───── INFORMATION SHOWN

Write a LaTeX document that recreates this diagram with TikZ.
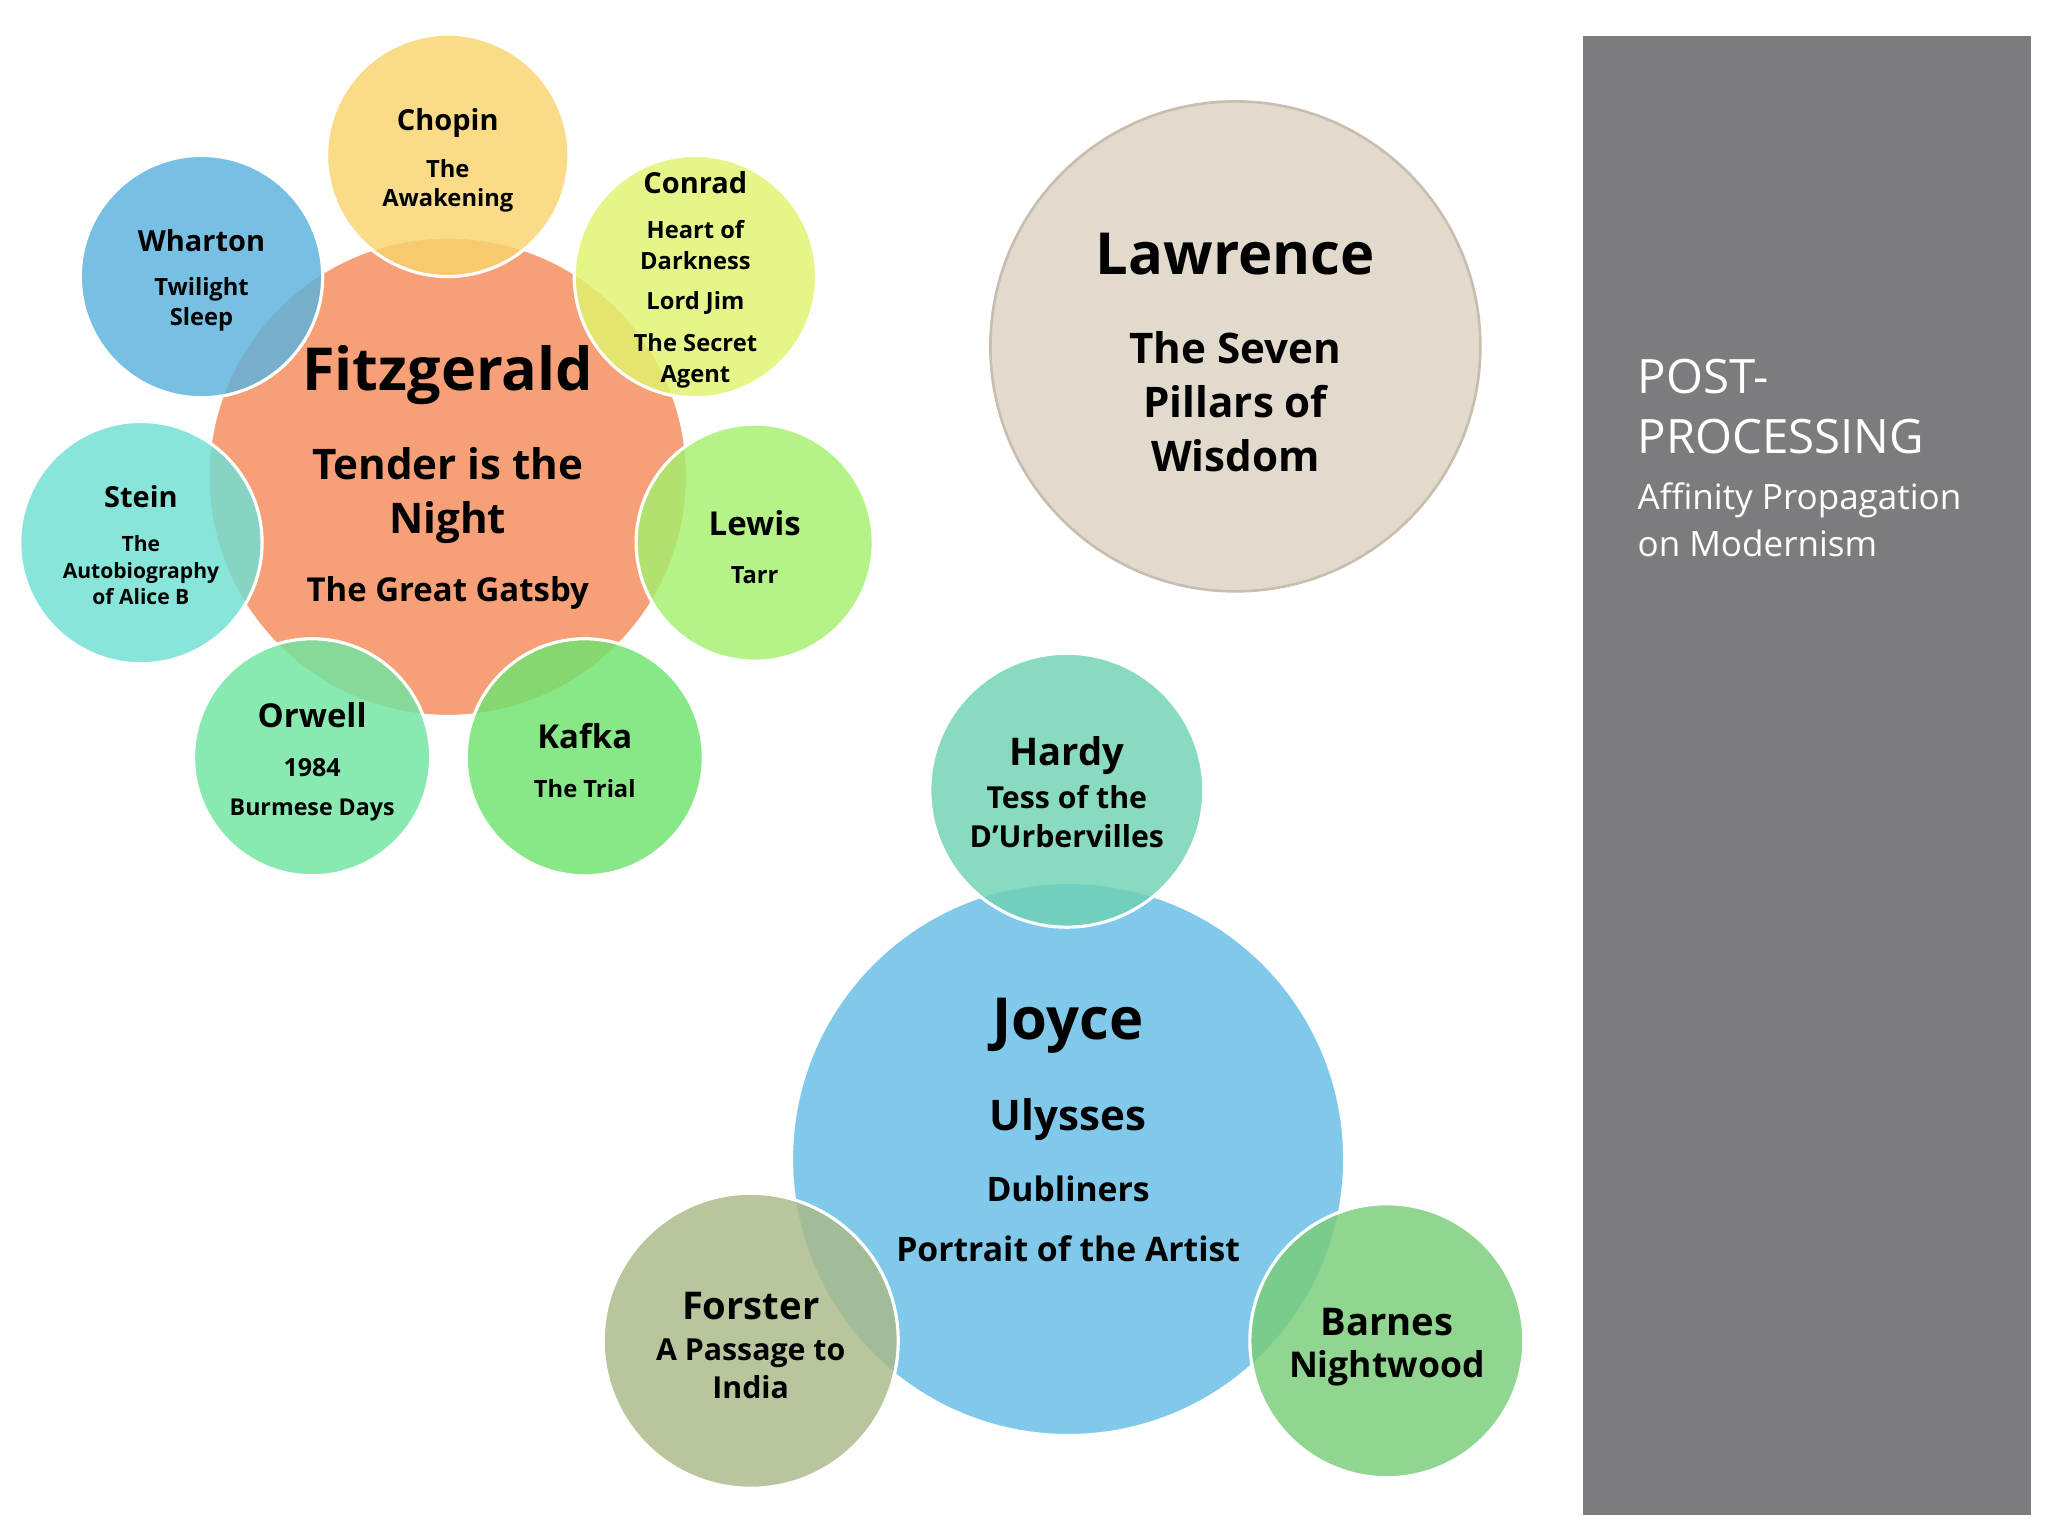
\documentclass[tikz,border=0pt]{standalone}
\usepackage{fontspec}
\setmainfont{Open Sans}
\definecolor{cpanel}{RGB}{124,124,126}
\definecolor{cfz}{RGB}{247,160,120}
\definecolor{cch}{RGB}{249,212,110}
\definecolor{cco}{RGB}{226,243,110}
\definecolor{cwh}{RGB}{90,178,222}
\definecolor{cst}{RGB}{110,224,210}
\definecolor{cle}{RGB}{165,240,110}
\definecolor{cor}{RGB}{110,230,160}
\definecolor{cka}{RGB}{110,228,110}
\definecolor{cla}{RGB}{227,218,206}
\definecolor{claB}{RGB}{200,190,175}
\definecolor{cjo}{RGB}{128,201,234}
\definecolor{cha}{RGB}{110,210,180}
\definecolor{cfo}{RGB}{170,185,135}
\definecolor{cba}{RGB}{120,205,120}
\begin{document}
\begin{tikzpicture}[x=0.5pt,y=-0.5pt,
  bub/.style={fill=#1,draw=white,line width=1.2pt,fill opacity=0.82},
  t/.style={align=center,text=black,inner sep=0pt}]
\fill[white] (0,0) rectangle (1555,1166);
\useasboundingbox (0,0) rectangle (1555,1166);
% panel
\fill[cpanel] (1202,27) rectangle (1542,1150);
\node[anchor=north west,align=left,text=white,inner sep=0pt,font=\fontsize{18}{23}\selectfont] (pp) at (1243,272) {POST-\\PROCESSING};
\node[anchor=north west,align=left,text=white,inner sep=0pt,font=\fontsize{13.3}{18}\selectfont] (ap) at (1243,366) {Affinity Propagation\\on Modernism};
% Fitzgerald cluster
\path[bub=cfz,fill opacity=1] (340,362) circle (182);
\path[bub=cch] (340,118) circle (92);
\path[bub=cco] (528,210) circle (92);
\path[bub=cwh] (153,210) circle (92);
\path[bub=cst] (107,412) circle (92);
\path[bub=cle] (573,412) circle (90);
\path[bub=cor] (237,575) circle (90);
\path[bub=cka] (444,575) circle (90);
\node[t,font=\bfseries\fontsize{22.5}{27}\selectfont] (fz) at (340,285) {Fitzgerald};
\node[t,font=\bfseries\fontsize{16}{20.5}\selectfont] (fz2) at (340,376) {Tender is the\\Night};
\node[t,font=\bfseries\fontsize{12.5}{15}\selectfont] (fz3) at (340,450) {The Great Gatsby};
\node[t,font=\bfseries\fontsize{11}{13}\selectfont] (ch) at (340,93) {Chopin};
\node[t,font=\bfseries\fontsize{9}{11}\selectfont] (ch2) at (340,141) {The\\Awakening};
\node[t,font=\bfseries\fontsize{11}{13}\selectfont] (co) at (528,139) {Conrad};
\node[t,font=\bfseries\fontsize{9}{11.5}\selectfont] (co2) at (528,186) {Heart of\\Darkness};
\node[t,font=\bfseries\fontsize{9}{11.5}\selectfont] (co3) at (528,230) {Lord Jim};
\node[t,font=\bfseries\fontsize{9}{11.5}\selectfont] (co4) at (528,274) {The Secret\\Agent};
\node[t,font=\bfseries\fontsize{11}{13}\selectfont] (wh) at (153,183) {Wharton};
\node[t,font=\bfseries\fontsize{9}{11.5}\selectfont] (wh2) at (153,231) {Twilight\\Sleep};
\node[t,font=\bfseries\fontsize{11}{13}\selectfont] (st) at (107,377) {Stein};
\node[t,font=\bfseries\fontsize{8}{10}\selectfont] (st2) at (107,433) {The\\Autobiography\\of Alice B};
\node[t,font=\bfseries\fontsize{12.5}{15}\selectfont] (le) at (573,397) {Lewis};
\node[t,font=\bfseries\fontsize{9}{11.5}\selectfont] (le2) at (573,437) {Tarr};
\node[t,font=\bfseries\fontsize{12.5}{15}\selectfont] (or) at (237,543) {Orwell};
\node[t,font=\bfseries\fontsize{9.5}{12}\selectfont] (or2) at (237,583) {1984};
\node[t,font=\bfseries\fontsize{8.8}{11}\selectfont] (or3) at (237,615) {Burmese Days};
\node[t,font=\bfseries\fontsize{12.5}{15}\selectfont] (ka) at (444,559) {Kafka};
\node[t,font=\bfseries\fontsize{9}{11.5}\selectfont] (ka2) at (444,599) {The Trial};
% Lawrence
\path[fill=cla,draw=claB,line width=1pt] (938,263) circle (186);
\node[t,font=\bfseries\fontsize{22}{27}\selectfont] (la) at (938,193) {Lawrence};
\node[t,font=\bfseries\fontsize{16}{20.5}\selectfont] (la2) at (938,305) {The Seven\\Pillars of\\Wisdom};
% Joyce cluster
\path[bub=cjo,fill opacity=1] (811,880) circle (210);
\path[bub=cha] (810,600) circle (104);
\path[bub=cfo] (570,1018) circle (112);
\path[bub=cba] (1053,1018) circle (104);
\node[t,font=\bfseries\fontsize{22}{27}\selectfont] (jo) at (811,779) {Joyce};
\node[t,font=\bfseries\fontsize{16}{20}\selectfont] (jo2) at (811,850) {Ulysses};
\node[t,font=\bfseries\fontsize{12.8}{16}\selectfont] (jo3) at (811,903) {Dubliners};
\node[t,font=\bfseries\fontsize{12.8}{16}\selectfont] (jo4) at (811,948) {Portrait of the Artist};
\node[t,font=\bfseries\fontsize{14.5}{18}\selectfont] (ha) at (810,574) {Hardy};
\node[t,font=\bfseries\fontsize{11.5}{14.5}\selectfont] (ha2) at (810,620) {Tess of the\\D’Urbervilles};
\node[t,font=\bfseries\fontsize{14.5}{18}\selectfont] (fo) at (570,992) {Forster};
\node[t,font=\bfseries\fontsize{11.5}{14.5}\selectfont] (fo2) at (570,1039) {A Passage to\\India};
\node[t,font=\bfseries\fontsize{14.5}{18}\selectfont] (ba) at (1053,1004) {Barnes};
\node[t,font=\bfseries\fontsize{13.5}{17}\selectfont] (ba2) at (1053,1039) {Nightwood};
\end{tikzpicture}
\end{document}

──────────

_GIVEN PROBLEM_
Using the material above, return every line exactly as it appears, minus the pictures.

_FINAL RESULT_
Write a LaTeX document that recreates this diagram with TikZ.
\documentclass[tikz,border=0pt]{standalone}
\usepackage{fontspec}
\setmainfont{Open Sans}
\definecolor{cpanel}{RGB}{124,124,126}
\definecolor{cfz}{RGB}{247,160,120}
\definecolor{cch}{RGB}{249,212,110}
\definecolor{cco}{RGB}{226,243,110}
\definecolor{cwh}{RGB}{90,178,222}
\definecolor{cst}{RGB}{110,224,210}
\definecolor{cle}{RGB}{165,240,110}
\definecolor{cor}{RGB}{110,230,160}
\definecolor{cka}{RGB}{110,228,110}
\definecolor{cla}{RGB}{227,218,206}
\definecolor{claB}{RGB}{200,190,175}
\definecolor{cjo}{RGB}{128,201,234}
\definecolor{cha}{RGB}{110,210,180}
\definecolor{cfo}{RGB}{170,185,135}
\definecolor{cba}{RGB}{120,205,120}
\begin{document}
\begin{tikzpicture}[x=0.5pt,y=-0.5pt,
  bub/.style={fill=#1,draw=white,line width=1.2pt,fill opacity=0.82},
  t/.style={align=center,text=black,inner sep=0pt}]
\fill[white] (0,0) rectangle (1555,1166);
\useasboundingbox (0,0) rectangle (1555,1166);
% panel
\fill[cpanel] (1202,27) rectangle (1542,1150);
\node[anchor=north west,align=left,text=white,inner sep=0pt,font=\fontsize{18}{23}\selectfont] (pp) at (1243,272) {POST-\\PROCESSING};
\node[anchor=north west,align=left,text=white,inner sep=0pt,font=\fontsize{13.3}{18}\selectfont] (ap) at (1243,366) {Affinity Propagation\\on Modernism};
% Fitzgerald cluster
\path[bub=cfz,fill opacity=1] (340,362) circle (182);
\path[bub=cch] (340,118) circle (92);
\path[bub=cco] (528,210) circle (92);
\path[bub=cwh] (153,210) circle (92);
\path[bub=cst] (107,412) circle (92);
\path[bub=cle] (573,412) circle (90);
\path[bub=cor] (237,575) circle (90);
\path[bub=cka] (444,575) circle (90);
\node[t,font=\bfseries\fontsize{22.5}{27}\selectfont] (fz) at (340,285) {Fitzgerald};
\node[t,font=\bfseries\fontsize{16}{20.5}\selectfont] (fz2) at (340,376) {Tender is the\\Night};
\node[t,font=\bfseries\fontsize{12.5}{15}\selectfont] (fz3) at (340,450) {The Great Gatsby};
\node[t,font=\bfseries\fontsize{11}{13}\selectfont] (ch) at (340,93) {Chopin};
\node[t,font=\bfseries\fontsize{9}{11}\selectfont] (ch2) at (340,141) {The\\Awakening};
\node[t,font=\bfseries\fontsize{11}{13}\selectfont] (co) at (528,139) {Conrad};
\node[t,font=\bfseries\fontsize{9}{11.5}\selectfont] (co2) at (528,186) {Heart of\\Darkness};
\node[t,font=\bfseries\fontsize{9}{11.5}\selectfont] (co3) at (528,230) {Lord Jim};
\node[t,font=\bfseries\fontsize{9}{11.5}\selectfont] (co4) at (528,274) {The Secret\\Agent};
\node[t,font=\bfseries\fontsize{11}{13}\selectfont] (wh) at (153,183) {Wharton};
\node[t,font=\bfseries\fontsize{9}{11.5}\selectfont] (wh2) at (153,231) {Twilight\\Sleep};
\node[t,font=\bfseries\fontsize{11}{13}\selectfont] (st) at (107,377) {Stein};
\node[t,font=\bfseries\fontsize{8}{10}\selectfont] (st2) at (107,433) {The\\Autobiography\\of Alice B};
\node[t,font=\bfseries\fontsize{12.5}{15}\selectfont] (le) at (573,397) {Lewis};
\node[t,font=\bfseries\fontsize{9}{11.5}\selectfont] (le2) at (573,437) {Tarr};
\node[t,font=\bfseries\fontsize{12.5}{15}\selectfont] (or) at (237,543) {Orwell};
\node[t,font=\bfseries\fontsize{9.5}{12}\selectfont] (or2) at (237,583) {1984};
\node[t,font=\bfseries\fontsize{8.8}{11}\selectfont] (or3) at (237,615) {Burmese Days};
\node[t,font=\bfseries\fontsize{12.5}{15}\selectfont] (ka) at (444,559) {Kafka};
\node[t,font=\bfseries\fontsize{9}{11.5}\selectfont] (ka2) at (444,599) {The Trial};
% Lawrence
\path[fill=cla,draw=claB,line width=1pt] (938,263) circle (186);
\node[t,font=\bfseries\fontsize{22}{27}\selectfont] (la) at (938,193) {Lawrence};
\node[t,font=\bfseries\fontsize{16}{20.5}\selectfont] (la2) at (938,305) {The Seven\\Pillars of\\Wisdom};
% Joyce cluster
\path[bub=cjo,fill opacity=1] (811,880) circle (210);
\path[bub=cha] (810,600) circle (104);
\path[bub=cfo] (570,1018) circle (112);
\path[bub=cba] (1053,1018) circle (104);
\node[t,font=\bfseries\fontsize{22}{27}\selectfont] (jo) at (811,779) {Joyce};
\node[t,font=\bfseries\fontsize{16}{20}\selectfont] (jo2) at (811,850) {Ulysses};
\node[t,font=\bfseries\fontsize{12.8}{16}\selectfont] (jo3) at (811,903) {Dubliners};
\node[t,font=\bfseries\fontsize{12.8}{16}\selectfont] (jo4) at (811,948) {Portrait of the Artist};
\node[t,font=\bfseries\fontsize{14.5}{18}\selectfont] (ha) at (810,574) {Hardy};
\node[t,font=\bfseries\fontsize{11.5}{14.5}\selectfont] (ha2) at (810,620) {Tess of the\\D’Urbervilles};
\node[t,font=\bfseries\fontsize{14.5}{18}\selectfont] (fo) at (570,992) {Forster};
\node[t,font=\bfseries\fontsize{11.5}{14.5}\selectfont] (fo2) at (570,1039) {A Passage to\\India};
\node[t,font=\bfseries\fontsize{14.5}{18}\selectfont] (ba) at (1053,1004) {Barnes};
\node[t,font=\bfseries\fontsize{13.5}{17}\selectfont] (ba2) at (1053,1039) {Nightwood};
\end{tikzpicture}
\end{document}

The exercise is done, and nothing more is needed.